- Government seeking ways to trim $102 billion capital spending
- Slump in oil price prompting review of next year's budget
Saudi Arabia is seeking advice on how to cut billions of dollars from next year’s budget because of the slump in crude prices, according to two people familiar with the matter.
The government is working with advisers on a review of capital spending plans and may delay or shrink some infrastructure projects to save money, the people said, asking not to be identified as the information is private. The government is in the early stages of the review and could look at cutting investment spending, estimated to be about 382 billion riyals ($102 billion) this year, by about 10 percent or more, the people said. Current spending on areas such as public sector salaries wouldn’t be affected, the people said.
The Arab world’s largest economy is expected to post a budget deficit of almost 20 percent of gross domestic product this year, according to the International Monetary Fund. With income from oil accounting for about 90 percent of revenue, a more than 50 percent drop in prices in the past 12 months has put pressure on the nation’s finances. The country has raised at least 35 billion riyals from local bond markets this year, the first time it has issued securities with a maturity of over 12 months since 2007.
“This is a response to the lower oil prices but also to the fact that capital spending has been growing strongly over the past few years,” Fahad Alturki, chief economist and head of research at Jadwa Investment Co., said by phone from Riyadh Tuesday. “Although a cut in capital spending will impact economic growth, the non-oil sector is not as reliant on government spending as it was 20 or 30 years ago.”

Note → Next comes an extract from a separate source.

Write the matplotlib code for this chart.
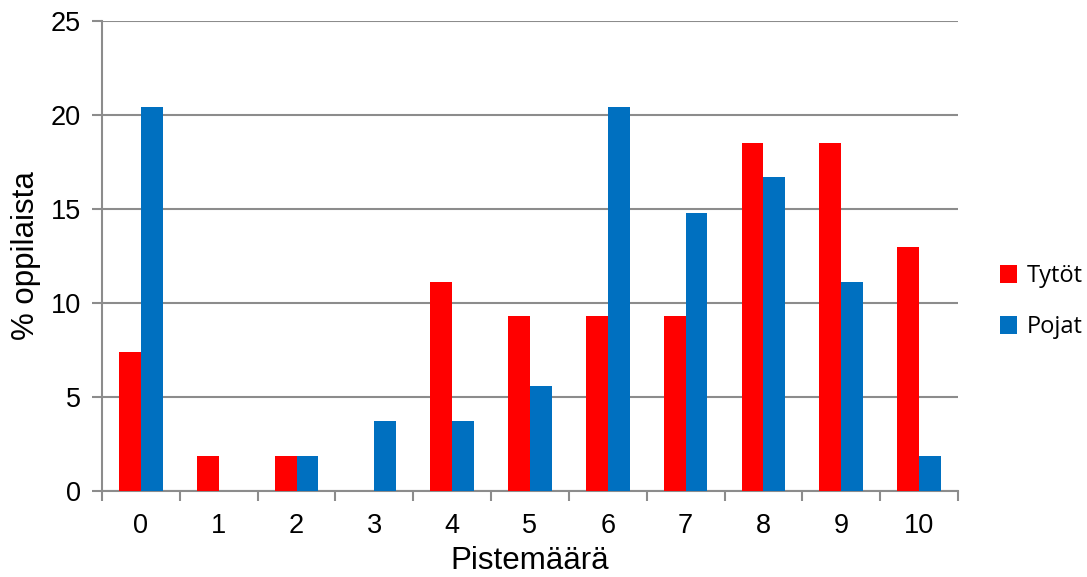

Capital investment accounts for less than half the government’s outgoings, with current spending estimated at 854 billion riyals, according to a report issued by Samba Financial Group on Aug. 18. Saudi Arabia needs “comprehensive energy price reforms, firm control of the public sector wage bill, greater efficiency in public sector investment,” the IMF said this month. “The sharp drop in oil revenues and continued expenditure growth would result in a very large fiscal deficit this year and over the medium term, eroding the fiscal buffers built up over the past decade.”
The Ministry of Finance declined to comment.

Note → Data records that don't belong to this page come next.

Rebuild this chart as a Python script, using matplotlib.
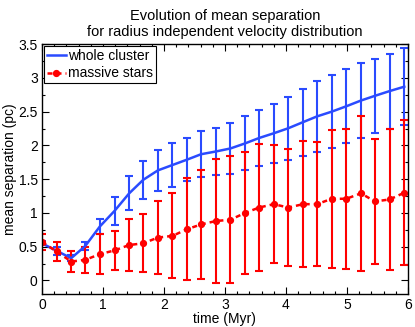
import numpy as np
import matplotlib
matplotlib.use("Agg")
import matplotlib.pyplot as plt
from matplotlib.ticker import MultipleLocator
from matplotlib.lines import Line2D

plt.rcParams['font.family'] = ['Liberation Sans', 'DejaVu Sans']

# time (Myr)
time = [0.00, 0.24, 0.48, 0.71, 0.95, 1.19, 1.43, 1.66, 1.90, 2.14, 2.38, 2.61, 2.85,
        3.09, 3.33, 3.56, 3.80, 4.04, 4.28, 4.51, 4.75, 4.99, 5.23, 5.46, 5.70, 5.94]

# whole cluster
whole_mean = [0.55, 0.44, 0.33, 0.51, 0.80, 1.03, 1.29, 1.49, 1.63, 1.71, 1.79, 1.87, 1.91,
              1.955, 2.03, 2.11, 2.18, 2.255, 2.345, 2.43, 2.50, 2.58, 2.665, 2.735, 2.805, 2.87]
whole_err = [0.03, 0.06, 0.04, 0.06, 0.11, 0.21, 0.25, 0.28, 0.30, 0.32, 0.32, 0.34, 0.35,
             0.375, 0.40, 0.42, 0.44, 0.465, 0.495, 0.52, 0.54, 0.55, 0.555, 0.545, 0.555, 0.57]

# massive stars
massive_mean = [0.57, 0.43, 0.28, 0.305, 0.39, 0.445, 0.525, 0.55, 0.635, 0.66, 0.76, 0.83, 0.88,
                0.90, 1.00, 1.08, 1.13, 1.08, 1.13, 1.13, 1.21, 1.21, 1.29, 1.17, 1.20, 1.30]
massive_err = [0.12, 0.135, 0.16, 0.195, 0.30, 0.285, 0.385, 0.43, 0.545, 0.63, 0.76, 0.81, 0.92,
               0.94, 0.90, 0.94, 0.87, 0.86, 0.93, 0.92, 1.02, 1.04, 1.15, 0.92, 1.04, 1.07]

labels = ['whole cluster', 'massive stars']

blue = '#2a4bff'
red = '#ff0000'
dash = (0, (2, 1.6))

fig = plt.figure(figsize=(4.15, 3.27), dpi=100)
ax = fig.add_axes([0.101, 0.101, 0.882, 0.764])

ax.errorbar(time, whole_mean, yerr=whole_err, color=blue, lw=1.8, elinewidth=1.5,
            capsize=2.8, capthick=1.5)
ax.errorbar(time, massive_mean, yerr=massive_err, color=red, lw=1.8, ls=dash,
            marker='o', ms=4.2, elinewidth=1.5, capsize=2.8, capthick=1.5)

ax.set_xlim(0, 6)
ax.set_ylim(-0.2, 3.5)
ax.xaxis.set_major_locator(MultipleLocator(1))
ax.xaxis.set_minor_locator(MultipleLocator(0.2))
ax.yaxis.set_minor_locator(MultipleLocator(0.25))
ax.set_yticks([0, 0.5, 1, 1.5, 2, 2.5, 3, 3.5])
ax.set_yticklabels(['0', '0.5', '1', '1.5', '2', '2.5', '3', '3.5'])
ax.tick_params(which='both', direction='in', top=True, right=True, labelsize=10, width=0.8)
ax.tick_params(which='major', length=5, pad=3)
ax.tick_params(which='minor', length=2.5)
for s in ax.spines.values():
    s.set_linewidth(1.0)

ax.set_xlabel('time (Myr)', fontsize=10, labelpad=0)
ax.set_ylabel('mean separation (pc)', fontsize=10, labelpad=1)
ax.set_title('Evolution of mean separation\nfor radius independent velocity distribution',
             fontsize=10.5, pad=6, linespacing=1.15)

handles = [Line2D([], [], color=blue, lw=1.8),
           Line2D([], [], color=red, lw=1.8, ls=dash, marker='o', ms=4.2)]
leg = ax.legend(handles, labels, loc='upper left', fontsize=10, handlelength=1.4,
                handletextpad=0.15, borderpad=0.2, labelspacing=0.25, borderaxespad=0.15,
                fancybox=False, framealpha=1, edgecolor='black')
leg.get_frame().set_linewidth(0.8)

fig.savefig('out.png', dpi=100)
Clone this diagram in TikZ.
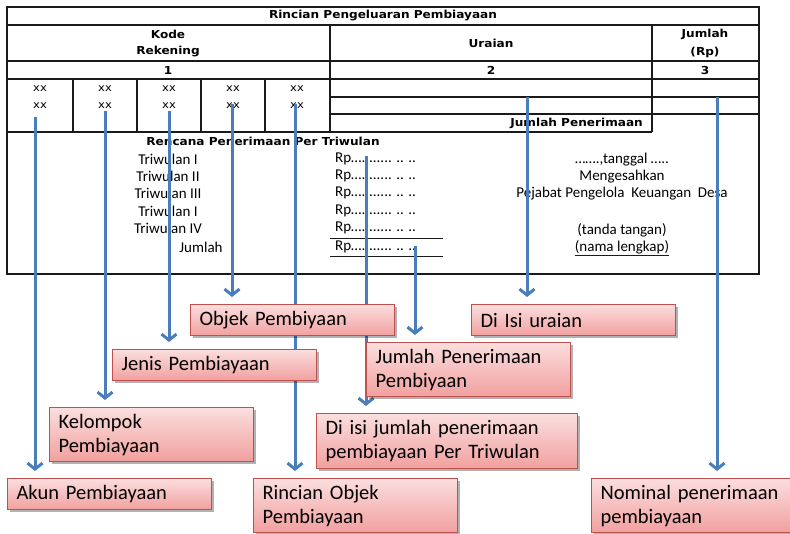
\documentclass[tikz,border=0pt]{standalone}
\usepackage{fontspec}
\setmainfont{Carlito}
\newfontfamily\tabfont[FakeStretch=1.1]{DejaVu Sans}
\usetikzlibrary{arrows.meta,shadows,calc}

\definecolor{arrowblue}{HTML}{4A7EBB}
\definecolor{boxred}{HTML}{C0504D}
\definecolor{pinktop}{HTML}{FBDEDE}
\definecolor{pinkbot}{HTML}{F1A09F}
\definecolor{rulegray}{HTML}{1A1A1A}

\tikzset{
  rule/.style={draw=rulegray, line width=1.1pt},
  hdr/.style={font=\tabfont\bfseries\fontsize{11}{13}\selectfont, inner sep=0pt},
  cellxx/.style={font=\tabfont\fontsize{10.5}{12}\selectfont, inner sep=0pt},
  body/.style={font=\fontsize{15}{17}\selectfont, inner sep=0pt},
  flowarrow/.style={draw=arrowblue, line width=3pt,
    -{Straight Barb[length=6pt,width=15pt]}, shorten >=7pt},
  labelbox/.style={draw=boxred, line width=1.2pt,
    top color=pinktop, bottom color=pinkbot,
    drop shadow={shadow xshift=2pt, shadow yshift=-2pt, fill=black, opacity=0.3},
    anchor=north west, inner xsep=9pt, inner ysep=0pt,
    align=left, font=\fontsize{20.5}{24}\selectfont},
  onebox/.style={labelbox, text width=186pt, minimum height=31pt},
  twobox/.style={labelbox, text width=186pt, minimum height=54pt},
}

\begin{document}
\begin{tikzpicture}[x=1pt,y=-1pt]
\useasboundingbox[fill=white] (0,0) rectangle (790,534);

% ---- table frame ----
\draw[rule, line width=1.5pt] (7,7) rectangle (759,274);
\draw[rule] (7,25) -- (759,25);
\draw[rule] (7,61) -- (759,61);
\draw[rule] (7,79) -- (759,79);
\draw[rule] (7,132) -- (652,132);
\draw[rule] (330,25) -- (330,132);
\draw[rule] (652,25) -- (652,132);
\foreach \x in {73,137,201,265} \draw[rule] (\x,79) -- (\x,132);
\draw[rule] (330,97) -- (759,97);
\draw[rule] (330,114) -- (759,114);

% ---- header texts ----
\node[hdr] (title) at (383,16) {Rincian Pengeluaran Pembiayaan};
\node[hdr] (kode) at (168,34) {Kode};
\node[hdr] (rek) at (168,52) {Rekening};
\node[hdr] (uraian) at (491,43) {Uraian};
\node[hdr] (jml) at (705,34) {Jumlah};
\node[hdr] (rp) at (705,52) {(Rp)};
\node[hdr] (n1) at (168,70) {1};
\node[hdr] (n2) at (491,70) {2};
\node[hdr] (n3) at (705,70) {3};
\foreach \x [count=\i] in {40,105,169,233,297} {
  \node[cellxx] (xa\i) at (\x,89) {xx};
  \node[cellxx] (xb\i) at (\x,106) {xx};
}
\node[hdr, anchor=east] (jpen) at (643,123) {Jumlah Penerimaan};

% ---- quarterly plan ----
\node[hdr] (rencana) at (263,141) {Rencana Penerimaan Per Triwulan};
\node[body] (t1) at (168,159) {Triwulan I};
\node[body] (t2) at (168,176) {Triwulan II};
\node[body] (t3) at (168,193) {Triwulan III};
\node[body] (t4) at (168,211) {Triwulan I};
\node[body] (t5) at (168,228) {Triwulan IV};
\node[body] (tj) at (201,247) {Jumlah};
\foreach \y [count=\i] in {159,176,193,211,228,247}
  \node[body, anchor=west] (rp\i) at (335,\y) {Rp…........ .. ..};
\draw[rule, line width=0.9pt] (330,238) -- (443,238);
\draw[rule, line width=0.9pt] (330,256) -- (443,256);

\node[body] (tgl) at (622,160) {…….,tanggal …..};
\node[body] (sah) at (622,177) {Mengesahkan};
\node[body] (pejabat) at (622,194) {Pejabat Pengelola\ \ Keuangan\ \ Desa};
\node[body] (ttd) at (622,230) {(tanda tangan)};
\node[body] (nama) at (622,247) {(nama lengkap)};
\draw[rule, line width=0.9pt] ($(nama.south west)+(0,1)$) -- ($(nama.south east)+(0,1)$);

% ---- arrow start points ----
\coordinate (s1) at (35,117);
\coordinate (s2) at (105,111);
\coordinate (s3) at (169,111);
\coordinate (s4) at (232,104);
\coordinate (s5) at (295,104);
\coordinate (s6) at (366,156);
\coordinate (s7) at (415,246);
\coordinate (s8) at (527,97);
\coordinate (s9) at (717,97);

% ---- label box positions (drawn after arrows) ----
\path
  (7,478)   coordinate (pakun)
  (49,407)  coordinate (pkel)
  (112,349) coordinate (pjen)
  (190,304) coordinate (pobj)
  (253,478) coordinate (prin)
  (316,413) coordinate (pdii)
  (366,342) coordinate (pjpp)
  (471,304) coordinate (pura)
  (591,478) coordinate (pnom);

\draw[flowarrow] (s1) -- (s1 |- pakun);
\draw[flowarrow] (s2) -- (s2 |- pkel);
\draw[flowarrow] (s3) -- (s3 |- pjen);
\draw[flowarrow] (s4) -- (s4 |- pobj);
\draw[flowarrow] (s5) -- (s5 |- prin);
\draw[flowarrow] (s6) -- (s6 |- pdii);
\draw[flowarrow] (s7) -- (s7 |- pjpp);
\draw[flowarrow] (s8) -- (s8 |- pura);
\draw[flowarrow] (s9) -- (s9 |- pnom);

\node[onebox] (obj) at (pobj) {Objek Pembiyaan};
\node[onebox] (ura) at (pura) {Di Isi uraian};
\node[onebox] (jen) at (pjen) {Jenis Pembiayaan};
\node[twobox] (jpp) at (pjpp) {Jumlah Penerimaan\\Pembiyaan};
\node[twobox] (kel) at (pkel) {Kelompok\\Pembiayaan};
\node[twobox, text width=243pt, minimum height=55pt] (dii) at (pdii) {Di isi jumlah penerimaan\\pembiayaan Per Triwulan};
\node[onebox] (akun) at (pakun) {Akun Pembiayaan};
\node[twobox] (rin) at (prin) {Rincian Objek\\Pembiayaan};
\node[twobox] (nom) at (pnom) {Nominal penerimaan\\pembiayaan};
\end{tikzpicture}
\end{document}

Economic growth will slow this year and next as the government is forced to reduce spending, the IMF said. Gross domestic product will probably expand 2.8 percent this year and 2.4 percent in 2016, it said. The government should also introduce value-added and land taxes, the IMF said.
Oil’s fall is already prompting Saudi Arabia to reconsider some of its spending commitments. Fuel subsidies alone will cost Saudi Arabia as much as 195 billion riyals this year, according to Samba and Central bank Governor Fahad al-Mubarak has called for a review of price subsidies. The United Arab Emirates removed fuel subsidies earlier this month, allowing prices to rise about 24 percent as it seeks to improve the country’s fiscal position.

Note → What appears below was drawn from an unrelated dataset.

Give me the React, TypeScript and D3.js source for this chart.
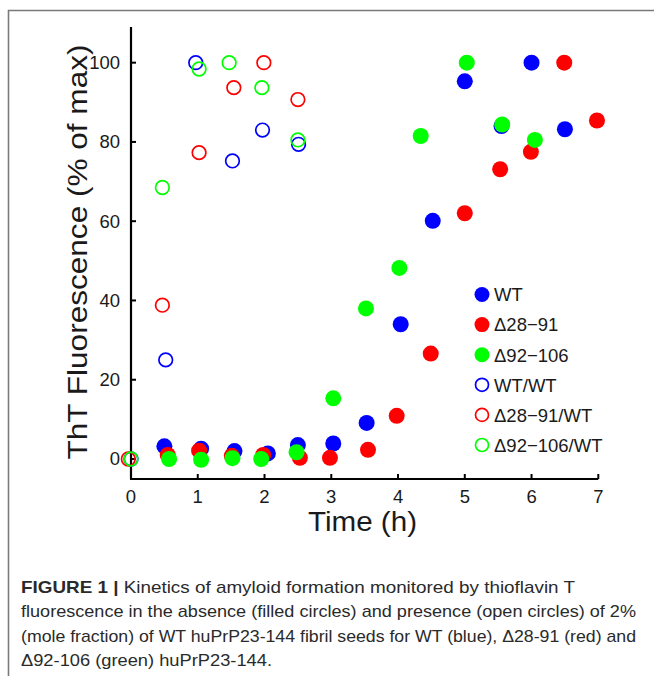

The drop in oil revenues combined with a war in Yemen and a boost in domestic spending led Saudi Arabia’s net foreign assets to fall for a fifth consecutive month in June. Reserves stood at $664.4 billion, down from $724.5 billion in January.
Crude at $40 a barrel is unsustainable and prices will have to rise as supply drops out of the market, Norwegian Oil Minister Tord Lien said Tuesday in an interview in Oslo.